La risa de Jeanne

CULTURA

ANNE-CHRISTINE POUJOULAT | AFP

06 ago 2017 . Actualizado a las 15:34 h.

Fue hace unos años. Habían invitado a Pilar a una cena en la embajada francesa en Madrid y yo la acompañé. A la derecha del embajador, como un objeto de culto, se sentaba Jeanne Moreau. Entonces habría cumplido ya los ochenta pero era imposible no reconocerla, porque aunque la vista envejece, la mirada no. Allí estaba el icono de la Nouvelle vague francesa, que ha fallecido estos días.

La Nouvelle vague fue un experimento. Explicado mal y pronto, consistió en dejar el cine en manos de los críticos y los cinéfilos y ver qué pasaba. Lo que pasó fueron unos cuantos rollazos impresionantes y un puñado de obras maestras. Aquella Nueva ola, como sucede con casi todo lo que lleva la etiqueta de «nuevo», no lo era en realidad. Su tema era la asfixia y el tedio que han sentido siempre en todas las épocas los jóvenes que lo tienen todo. Por eso a veces el resultado era un tanto impostado. Roger Vadim, por ejemplo, que fue marido de Brigitte Bardot y de Jane Fonda, y pareja de Catherine Deneuve, pretendía convencernos de que la vida es un vacío angustioso, el tipo listo.

En último extremo, aquel cine de nicotina, cafeína y bencina remitía a un personaje clásico de la literatura francesa, el de madame Bovary, la mujer que se aburre. Y Jeanne Moreau fue una madame Bovary creíble, quizás porque fuese una Emma Bovary de verdad. Su labio inferior ligeramente salido y sus ojos enormes, cansados, le daban en la pantalla un aire desafiante y consciente. Y como la Nouvelle vague fue también la irrupción de la autobiografía en el cine, hasta en eso Moreau representó el espíritu de aquella estética, porque muchas de sus películas las hizo bajo el influjo del desamor: rodó dos con su primer marido después de divorciarse de él, otras dos con Louis Malle después de dejarle y una que hizo con Richardson puso fin al matrimonio de este.

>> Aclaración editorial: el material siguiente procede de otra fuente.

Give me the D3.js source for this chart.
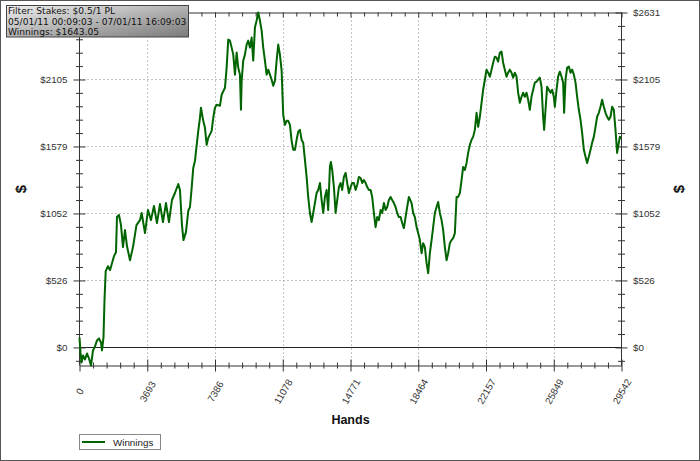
<!DOCTYPE html>
<html><head><meta charset="utf-8">
<script src="https://cdn.jsdelivr.net/npm/d3@7"></script>
<style>body{margin:0;background:#fff}svg{display:block}</style>
</head><body><svg id="c" width="700" height="461"></svg>
<script>
const hands = [0,54,109,191,300,409,518,627,736,845,954,1062,1171,1226,1308,1362,1428,1553,1662,1771,1880,1989,2043,2152,2261,2370,2479,2588,2752,2915,3106,3296,3389,3569,3732,3896,4059,4223,4386,4550,4713,4877,5040,5203,5383,5476,5585,5667,5803,5928,6021,
6113,6200,6293,6473,6566,6620,6745,6838,6931,7018,7203,7290,7383,7476,7655,7748,7928,8020,8108,8200,8293,8380,8473,8565,8652,8745,8800,8838,8925,9017,9110,9197,9290,9382,9470,9562,9655,9742,9835,9927,10015,10107,10200,10287,10380,10472,10560,10652,10745,10832,10924,11017,11104,11197,11290,11377,11470,11562,11649,
11742,11834,11921,12014,12107,12194,12287,12379,12466,12559,12652,12739,12831,12924,13011,13104,13197,13284,13376,13469,13556,13649,13703,13774,13867,13959,14047,14139,14232,14319,14411,14504,14591,14684,14777,14864,14956,15049,15136,15229,15322,15409,15501,15594,15681,15774,15866,15953,16046,16139,16226,16318,16411,16498,16591,16684,16771,16863,16956,17043,17136,17228,17316,17408,17501,17588,17681,17773,17861,17953,
18101,18188,18280,18373,18460,18553,18645,18732,18825,18918,19005,19097,19190,19277,19370,19462,19549,19642,19735,19822,19914,20007,20094,20187,20280,20367,20459,20552,20639,20732,20824,20912,21004,21097,21184,21277,21369,21456,21549,21642,21729,21821,21914,22001,22094,22186,22273,22366,22459,22546,22638,22731,22818,22911,23004,23091,23183,23276,23363,23456,23549,23636,23728,23821,23908,24001,24093,24180,24273,24366,24453,24545,24638,24725,24818,24910,24997,25090,25183,25270,25325,25401,25488,25581,25674,25761,25853,25908,26001,26088,26181,26274,26361,26415,26492,26579,26672,26764,26852,26944,27037,27124,27217,27309,27396,27489,27582,27669,27761,27854,27941,28033,28126,28213,28306,28398,28486,28578,28671,28758,28851,28943,29030,29123,29215,29303,29357,29450,29542];
const winnings = [79,-39,-118,-63,-95,-47,-87,-142,-24,8,55,71,39,-24,79,370,599,638,607,662,717,748,1024,1040,961,788,922,796,685,788,961,1000,1056,898,1079,1000,1111,977,1126,985,1134,985,1158,1213,1284,1237,961,843,906,1072,1103,
1252,1410,1465,1701,1804,1883,1780,1725,1591,1646,1701,1804,1883,1906,1898,1985,2040,2198,2418,2410,2355,2300,2143,2316,2198,2143,1867,2095,2253,2300,2379,2410,2355,2434,2253,2513,2568,2631,2568,2489,2355,2253,2143,2182,2143,2103,2056,2095,2253,2379,2300,2174,1827,1749,1780,1780,1749,1623,1552,
1552,1631,1694,1709,1631,1607,1473,1339,1182,1056,985,1056,1134,1213,1237,1292,1158,1056,1182,1237,1079,1418,1457,1394,1260,1056,1158,1260,1292,1237,1339,1371,1292,1213,1260,1292,1292,1237,1276,1339,1331,1292,1315,1292,1260,1237,1237,1182,1056,945,1024,1000,1079,1056,1134,1079,1103,1158,1182,1158,1134,1103,1056,1024,1024,977,937,1024,1103,1182,
1134,1056,1024,945,898,843,740,819,788,662,583,740,843,945,1056,1103,1142,1056,1000,922,788,685,740,819,843,859,898,1182,1182,1213,1315,1418,1394,1449,1528,1591,1631,1654,1709,1843,1733,1812,1922,2024,2103,2182,2158,2127,2182,2237,2284,2276,2245,2316,2324,2237,2182,2127,2158,2182,2158,2119,2158,2127,2001,1922,1969,2001,1969,2001,1946,1867,1969,2024,2080,2087,2103,2119,2048,1812,1709,1867,2048,2024,2001,2024,1969,1890,2024,2127,2166,2127,2080,1843,2103,2198,2206,2158,2182,2143,2080,1969,1867,1788,1686,1552,1497,1449,1497,1552,1607,1654,1733,1812,1843,1890,1946,1890,1843,1812,1788,1812,1890,1867,1709,1528,1575,1654,1643.05];
const xTickLabels = ["0","3693","7386","11078","14771","18464","22157","25849","29542"];
const yTickLabels = ["$0","$526","$1052","$1579","$2105","$2631"];
const infoLines = ["Filter: Stakes: $0.5/1 PL","05/01/11 00:09:03 - 07/01/11 16:09:03","Winnings: $1643.05"];
const seriesName = "Winnings";
const xTitle = "Hands", yTitle = "$";

const svg = d3.select("#c");
const W = 700, H = 461, L = 79.5, R = 621.5, T = 12.5, B = 365.5;
const FONT = "'Liberation Sans', Arial, sans-serif";
const xMax = d3.max(hands);
const yExt = d3.extent(winnings);
const x = d3.scaleLinear().domain([0, xMax]).range([L, R]);
const y = d3.scaleLinear().domain(yExt).range([B, T]);
const yMax = yExt[1];

svg.append("rect").attr("x",0.5).attr("y",0.5).attr("width",W-1).attr("height",H-1)
  .attr("fill","#fff").attr("stroke","#555");

// grid
const xMaj = d3.range(9).map(i => i*xMax/8);
const yMaj = d3.range(6).map(i => i*yMax/5);
svg.append("g").selectAll("line").data(xMaj.slice(1,8)).join("line")
  .attr("x1",d=>Math.round(x(d))+0.5).attr("x2",d=>Math.round(x(d))+0.5).attr("y1",T).attr("y2",B)
  .attr("stroke","#888").attr("stroke-dasharray","1,3");
svg.append("g").selectAll("line").data(yMaj.slice(1,5)).join("line")
  .attr("y1",d=>Math.round(y(d))+0.5).attr("y2",d=>Math.round(y(d))+0.5).attr("x1",L).attr("x2",R)
  .attr("stroke","#888").attr("stroke-dasharray","1,3");
svg.append("line").attr("x1",L).attr("x2",R).attr("y1",Math.round(y(0))+0.5).attr("y2",Math.round(y(0))+0.5)
  .attr("stroke","#222").attr("stroke-width",1);

// axes
const xAll = d3.range(41).map(i => i*xMax/40);
const yAll = d3.range(-1,26).map(i => i*yMax/25);
const axColor = "#333";
function styleAxis(g){
  g.select(".domain").attr("stroke",axColor);
  g.selectAll(".tick text").attr("fill","#333").style("font-family",FONT).style("font-size","9.8px");
}
const gx = svg.append("g").attr("transform",`translate(0,${B})`)
  .call(d3.axisBottom(x).tickValues(xAll).tickSizeOuter(0)
    .tickFormat((d,i)=> i%5===0 ? xTickLabels[i/5] : ""));
styleAxis(gx);
gx.selectAll(".tick line").attr("stroke",axColor)
  .attr("y1",(d,i)=> i%5===0 ? -6 : -3).attr("y2",(d,i)=> i%5===0 ? 6 : 3);
gx.selectAll(".tick text").attr("y",0).attr("dy","0.35em").attr("text-anchor","middle")
  .attr("transform","translate(0,26) rotate(-60)");

const gt = svg.append("g").attr("transform",`translate(0,${T})`)
  .call(d3.axisTop(x).tickValues(xAll).tickSizeOuter(0).tickFormat(""));
styleAxis(gt);
gt.selectAll(".tick line").attr("stroke",axColor).attr("y1",0).attr("y2",(d,i)=> i%5===0 ? 5 : 4);

const isMajY = i => (i-1)%5===0 && i>0;
const gl = svg.append("g").attr("transform",`translate(${L},0)`)
  .call(d3.axisLeft(y).tickValues(yAll).tickSizeOuter(0)
    .tickFormat((d,i)=> isMajY(i) && i < yAll.length-1 ? yTickLabels[(i-1)/5] : ""));
styleAxis(gl);
gl.selectAll(".tick line").attr("stroke",axColor)
  .attr("x1",(d,i)=> isMajY(i) ? -6 : -3.5).attr("x2",(d,i)=> isMajY(i) ? 6 : 3.5);
gl.selectAll(".tick text").attr("x",-12);

const gr = svg.append("g").attr("transform",`translate(${R},0)`)
  .call(d3.axisRight(y).tickValues(yAll).tickSizeOuter(0)
    .tickFormat((d,i)=> isMajY(i) ? yTickLabels[(i-1)/5] : ""));
styleAxis(gr);
gr.selectAll(".tick line").attr("stroke",axColor)
  .attr("x1",(d,i)=> isMajY(i) ? -6 : -3.5).attr("x2",(d,i)=> isMajY(i) ? 6 : 3.5);
gr.selectAll(".tick text").attr("x",11.5);
[gl,gr].forEach(g=>g.select(".domain").attr("d", `M0,${T}V${B}`));

// line
const pts = d3.zip(hands, winnings);
svg.append("path").datum(pts)
  .attr("d", d3.line().x(d=>x(d[0])).y(d=>y(d[1])))
  .attr("fill","none").attr("stroke","#006400").attr("stroke-width",2).attr("stroke-linejoin","round");

// titles
svg.append("text").attr("x",350.5).attr("y",424).attr("text-anchor","middle")
  .style("font-family",FONT).style("font-weight","bold").style("font-size","12.5px").attr("fill","#111").text(xTitle);
[[21,189],[679,189]].forEach(([cx,cy])=>{
  svg.append("text").attr("transform",`translate(${cx},${cy}) rotate(-90)`).attr("text-anchor","middle").attr("dy","0.35em")
    .style("font-family",FONT).style("font-weight","bold").style("font-size","15px").attr("fill","#111").text(yTitle);
});

// legend
const lg = svg.append("g");
lg.append("rect").attr("x",79.5).attr("y",434.5).attr("width",81).attr("height",15).attr("fill","#fff").attr("stroke","#888");
lg.append("line").attr("x1",82).attr("x2",105).attr("y1",442).attr("y2",442).attr("stroke","#006400").attr("stroke-width",2);
lg.append("text").attr("x",113).attr("y",445.5).style("font-family",FONT).style("font-size","9.8px").attr("fill","#222").text(seriesName);

// info box
const defs = svg.append("defs");
const gr1 = defs.append("linearGradient").attr("id","ib").attr("x1","0").attr("y1","0").attr("x2","1").attr("y2","1");
gr1.append("stop").attr("offset","0").attr("stop-color","#eeeeee");
gr1.append("stop").attr("offset","1").attr("stop-color","#7a7a7a");
svg.append("rect").attr("x",6.5).attr("y",5.5).attr("width",182).attr("height",31.5).attr("fill","url(#ib)").attr("stroke","#444");
svg.append("g").selectAll("text").data(infoLines).join("text")
  .attr("x",8).attr("y",(d,i)=>14.3+i*10.3)
  .style("font-family","'DejaVu Sans', Verdana, sans-serif").style("font-size","9.1px").attr("fill","#111").text(d=>d);
</script></body></html>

Marguerite Duras, que era amiga suya, siempre que la veía, en vez de decirle «hola», le preguntaba: «Jeanne, ¿has sufrido mucho hoy?».

Pensaba entonces en esas cosas cuando el tintineo de las cucharillas de plata en los vasos de cristal de Lorena me sacó de aquellos pensamientos -como lo hace ahora, años después, al escribir este pequeño homenaje-. Se hizo un silencio. Habló el embajador. Luego habló la actriz. Contó que su primer amor había sido el teatro. En 1944, en un París todavía ocupado por los alemanes, en el Théâtre de l’Atelier, sin calefacción y con cortes de luz constantes, había visto con dieciséis años la Antígona de Anouilh y había decidido ser actriz. Y yo me imaginé que la epifanía habría sido cuando el coro dice aquello de «desde el mismo instante en que el telón se alzó, empezó a sentir que fuerzas inhumanas la arrastraban fuera de su mundo». Luego la invitada del embajador se sentó y sirvieron una copa a los asistentes. Pero lo más interesante de aquella noche fue que vi reírse a Jeanne Moreau.

Sí, vi reír a la esfinge de la Nouvelle vague, la musa de los últimos existencialistas. El embajador le hizo un comentario al oído y ella soltó una carcajada rebelde y feminista que era como de Simone de Beauvoir, suponiendo que Simone de Beauvoir se hubiese reído alguna vez en su vida, lo cual no creo. ¿Era la risa de madame Bovary? No duró mucho. Enseguida regresó a su personaje, y los ojos volvieron a ser los aquella mujer atormentada que paseaba desorientada por las calles en Ascensor al cadalso, esperando a ser detenida por complicidad en el asesinato de su marido por su amante. Podría haberse encontrado consigo misma, paseando también desorientada por las calles de Milán en La noche de Antonioni. Entonces, se habrían preguntado la una a la otra: «Jeanne, ¿Has sufrido mucho hoy?».